Equipment
Body:
- Canon EOS Digital Rebel XTi
My first digital SLR. What can I say? It’s great.
Lenses:
- Canon EF-S 18-55mm f/4.3-5.6 lens (and with EW-60C hood)
This is the lens included with the camera, it’s a decent lens… not really good, but not bad either. - Canon EF 50mm f/1.8 Mk II lens
The “Nifty Fifty”–the fastest and cheapest lens I own, but the image quality is really good, and at f/1.8 it’s really good in low light. - Canon EF 28mm f/2.8 lens (with EW-65II hood)
This lens, which is a wide-angle on a film or full-frame sensor body, works out to be a normal focal length on a small sensor camera. It’s also pretty good in low light at f/2.8. - Canon EF-S 10-22mm f/3.5-4.5 USM lens (with EW-83E hood)
This is my favourite lens of the bunch, it’s really wide, and the image quality is fantastic. - Canon EF 70-300mm f/4-5.6 IS USM lens (with ET-65B hood)

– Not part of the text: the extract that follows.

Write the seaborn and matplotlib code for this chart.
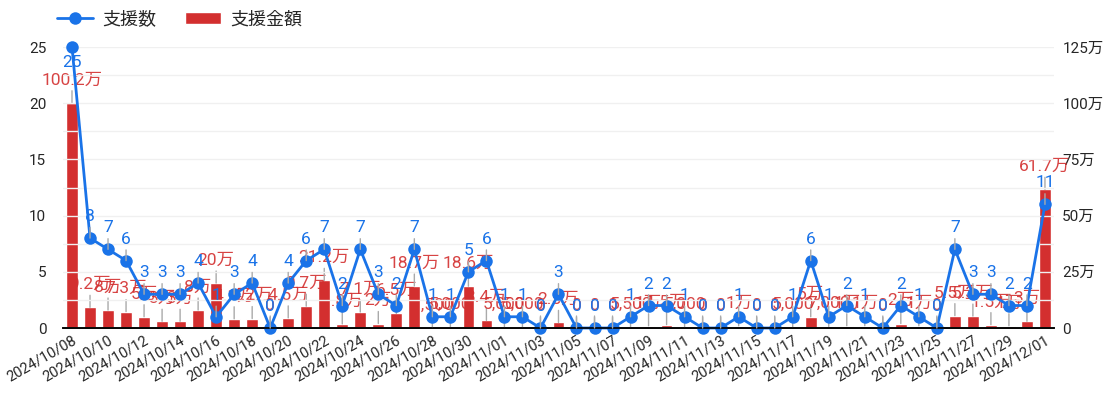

This is my newest lens, and the only stabilized one I own. I haven’t used it much yet, but I bought it to replace my 55-200mm, which I thought wasn’t quite long enough.
Accessories:
- Canon Speedlite 430EX flash
- Lowepro Slingshot 300AW Bag
- Slik Able 300DX Tripod
- UltraPod II Mini Tripod
- Sony GPS-CS1 GPS Data logger
- Canon Remote Switch RS60 E3
- Canon Wireless Remote Control RC1
Software:
- Adobe Photoshop Lightroom
I do almost all my photo editing and organizing in Lightroom. It’s a great piece of software for RAW processing and full image adjustments. - Pixelmator
When I need to get down and edit parts of an image, I use Pixelmator, it’s a simple, but very fast and functional image editor. - Gimp
When I find something that Pixelmator doesn’t do (or doesn’t do well) I fall back on the Gimp. I used the Gimp for years on Linux, and would continue to use it on OS X but it still relies on X11 and therefore doesn’t support pressure-sensitive tablets on OS X. - GPS Photo Linker
A free piece of OS X software for geocoding image. I use it to encode coordinates in my photos.